The Coast Guard has published a final rule that would require tank level or pressure monitoring (TLPM) devices to be installed on single-hull tank barges and tank ships five years, despite the agency's acknowledgement that devices capable of meeting the requirements are not within the bounds of existing technology. Despite serious misgivings about the feasibility of the devices, the Coast Guard interpreted a December
2000 appeals court decision
as requiring the agency to mandate their use. AWO and a coalition of domestic and international tank vessel operators are seeking a legislative change that would clarify the agency's responsibility under the Oil Pollution Act of 1990 (OPA 90) and give the Coast Guard the flexibility not to require devices that are not technologically or economically feasible. The new rule, published in the September 17 Federal Register, would require the installation of TLPM devices capable of detecting a one percent change in cargo level and alerting vessel personnel via audible and visual alarms. Devices would have to be intrinsically safe and capable of operating in heavy seas, moisture, and varying weather conditions. Singlehulled U.S.-flag tank ships and barges and foreign flag tank vessels operating in the U.S. Exclusive
Economic Zone en route to a U.S. port would be required to carry the devices by October 17, 2007.
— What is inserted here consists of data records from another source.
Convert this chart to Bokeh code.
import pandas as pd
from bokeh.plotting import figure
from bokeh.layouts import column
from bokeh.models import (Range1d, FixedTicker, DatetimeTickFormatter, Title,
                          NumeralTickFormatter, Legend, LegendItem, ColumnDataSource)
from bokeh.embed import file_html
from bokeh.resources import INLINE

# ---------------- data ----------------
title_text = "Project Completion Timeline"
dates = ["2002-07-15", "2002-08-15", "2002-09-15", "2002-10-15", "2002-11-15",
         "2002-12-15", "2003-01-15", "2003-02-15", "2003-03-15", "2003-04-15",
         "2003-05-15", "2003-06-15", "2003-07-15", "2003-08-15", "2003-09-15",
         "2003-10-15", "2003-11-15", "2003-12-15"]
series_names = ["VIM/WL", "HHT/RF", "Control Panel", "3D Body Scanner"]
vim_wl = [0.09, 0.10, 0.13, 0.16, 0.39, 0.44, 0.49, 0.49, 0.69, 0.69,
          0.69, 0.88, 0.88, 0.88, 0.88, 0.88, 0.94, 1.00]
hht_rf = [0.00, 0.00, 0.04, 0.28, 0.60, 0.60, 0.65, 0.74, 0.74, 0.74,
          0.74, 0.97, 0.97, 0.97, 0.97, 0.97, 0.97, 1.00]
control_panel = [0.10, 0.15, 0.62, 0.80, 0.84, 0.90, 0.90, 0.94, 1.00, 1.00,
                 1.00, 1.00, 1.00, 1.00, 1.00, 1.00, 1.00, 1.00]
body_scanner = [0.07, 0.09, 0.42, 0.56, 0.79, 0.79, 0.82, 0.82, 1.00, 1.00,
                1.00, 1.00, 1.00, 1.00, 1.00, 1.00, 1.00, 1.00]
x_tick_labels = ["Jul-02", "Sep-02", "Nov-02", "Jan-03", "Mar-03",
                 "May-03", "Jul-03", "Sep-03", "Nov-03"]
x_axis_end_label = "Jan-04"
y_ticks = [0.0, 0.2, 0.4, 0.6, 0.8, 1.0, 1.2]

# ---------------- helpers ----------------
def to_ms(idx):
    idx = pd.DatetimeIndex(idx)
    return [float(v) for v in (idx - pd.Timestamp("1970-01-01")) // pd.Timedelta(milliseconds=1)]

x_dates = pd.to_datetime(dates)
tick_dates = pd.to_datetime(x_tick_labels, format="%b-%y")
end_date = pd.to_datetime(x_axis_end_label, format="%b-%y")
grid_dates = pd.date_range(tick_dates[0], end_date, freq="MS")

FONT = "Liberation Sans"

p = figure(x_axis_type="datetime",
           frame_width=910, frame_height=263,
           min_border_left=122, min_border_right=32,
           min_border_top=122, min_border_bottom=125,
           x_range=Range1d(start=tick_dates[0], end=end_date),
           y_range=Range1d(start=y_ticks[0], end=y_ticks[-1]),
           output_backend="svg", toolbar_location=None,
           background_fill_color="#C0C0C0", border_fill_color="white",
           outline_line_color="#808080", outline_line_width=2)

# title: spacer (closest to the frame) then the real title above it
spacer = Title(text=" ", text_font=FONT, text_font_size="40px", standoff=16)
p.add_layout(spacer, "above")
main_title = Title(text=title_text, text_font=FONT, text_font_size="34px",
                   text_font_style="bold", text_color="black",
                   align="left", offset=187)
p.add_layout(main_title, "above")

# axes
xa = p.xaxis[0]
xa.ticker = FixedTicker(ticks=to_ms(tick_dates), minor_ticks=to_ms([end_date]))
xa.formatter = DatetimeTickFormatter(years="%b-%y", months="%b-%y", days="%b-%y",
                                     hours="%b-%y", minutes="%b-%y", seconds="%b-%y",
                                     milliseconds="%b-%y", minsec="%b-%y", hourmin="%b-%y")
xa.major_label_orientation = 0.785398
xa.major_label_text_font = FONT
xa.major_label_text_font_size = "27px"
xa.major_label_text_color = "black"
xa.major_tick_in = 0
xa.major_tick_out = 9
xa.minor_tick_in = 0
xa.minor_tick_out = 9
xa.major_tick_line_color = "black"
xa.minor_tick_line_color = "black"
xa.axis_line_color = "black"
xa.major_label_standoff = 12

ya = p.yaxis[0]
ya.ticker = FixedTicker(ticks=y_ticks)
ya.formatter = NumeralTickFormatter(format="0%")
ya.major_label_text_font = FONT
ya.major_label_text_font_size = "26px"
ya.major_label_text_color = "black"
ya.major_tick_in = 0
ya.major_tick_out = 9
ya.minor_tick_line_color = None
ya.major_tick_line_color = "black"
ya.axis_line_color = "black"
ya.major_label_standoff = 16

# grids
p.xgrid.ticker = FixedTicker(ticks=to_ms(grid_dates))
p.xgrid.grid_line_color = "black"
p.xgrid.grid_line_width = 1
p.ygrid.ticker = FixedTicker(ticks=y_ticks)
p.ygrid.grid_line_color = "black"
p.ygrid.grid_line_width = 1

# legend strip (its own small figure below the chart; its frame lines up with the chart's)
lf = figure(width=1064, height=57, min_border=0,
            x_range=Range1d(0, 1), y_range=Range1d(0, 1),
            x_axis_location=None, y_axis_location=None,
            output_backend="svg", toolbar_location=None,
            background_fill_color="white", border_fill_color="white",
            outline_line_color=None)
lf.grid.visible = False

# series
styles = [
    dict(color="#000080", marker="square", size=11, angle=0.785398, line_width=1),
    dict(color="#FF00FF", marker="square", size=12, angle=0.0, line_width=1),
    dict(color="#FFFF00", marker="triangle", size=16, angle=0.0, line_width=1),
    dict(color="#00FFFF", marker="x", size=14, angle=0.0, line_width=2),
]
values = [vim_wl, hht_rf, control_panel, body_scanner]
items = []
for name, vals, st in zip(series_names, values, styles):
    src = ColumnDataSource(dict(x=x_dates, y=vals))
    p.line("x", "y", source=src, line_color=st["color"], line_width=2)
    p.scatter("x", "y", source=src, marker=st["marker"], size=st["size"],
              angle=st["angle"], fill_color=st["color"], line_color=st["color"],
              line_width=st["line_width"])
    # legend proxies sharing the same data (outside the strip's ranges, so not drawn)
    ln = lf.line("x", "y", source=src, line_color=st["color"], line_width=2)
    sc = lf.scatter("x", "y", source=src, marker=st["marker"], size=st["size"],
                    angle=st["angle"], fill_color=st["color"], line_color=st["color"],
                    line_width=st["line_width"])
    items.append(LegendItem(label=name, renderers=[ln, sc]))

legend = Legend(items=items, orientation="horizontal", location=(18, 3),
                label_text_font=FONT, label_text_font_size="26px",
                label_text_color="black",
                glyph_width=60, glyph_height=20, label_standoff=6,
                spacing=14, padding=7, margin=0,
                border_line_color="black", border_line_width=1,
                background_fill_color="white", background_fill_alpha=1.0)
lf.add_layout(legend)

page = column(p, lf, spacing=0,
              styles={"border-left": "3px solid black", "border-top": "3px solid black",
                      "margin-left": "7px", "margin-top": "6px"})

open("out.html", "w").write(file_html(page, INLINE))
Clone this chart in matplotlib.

The Coast Guard acknowledges that devices capable of meeting these standards do not exist and have not been developed in the 12 years since enactment of OPA
90. If such devices can be developed, the Coast Guard estimates that they will prevent 874 barrels of oil pollution over a 12-year period, at a cost of approximately $190,000 per barrel of pollution avoided. This is less than one-tenth of one percent of the total oil pollution prevented by 11 major OPA 90 rulemakings studied by the Coast Guard, the agency notes.
An AWO-led coalition has been working to lay the groundwork for a legislative change to avert the imposition of a technologically infeasible requirement on the tank vessel industry; publication of the final rule underscores the urgency of those efforts.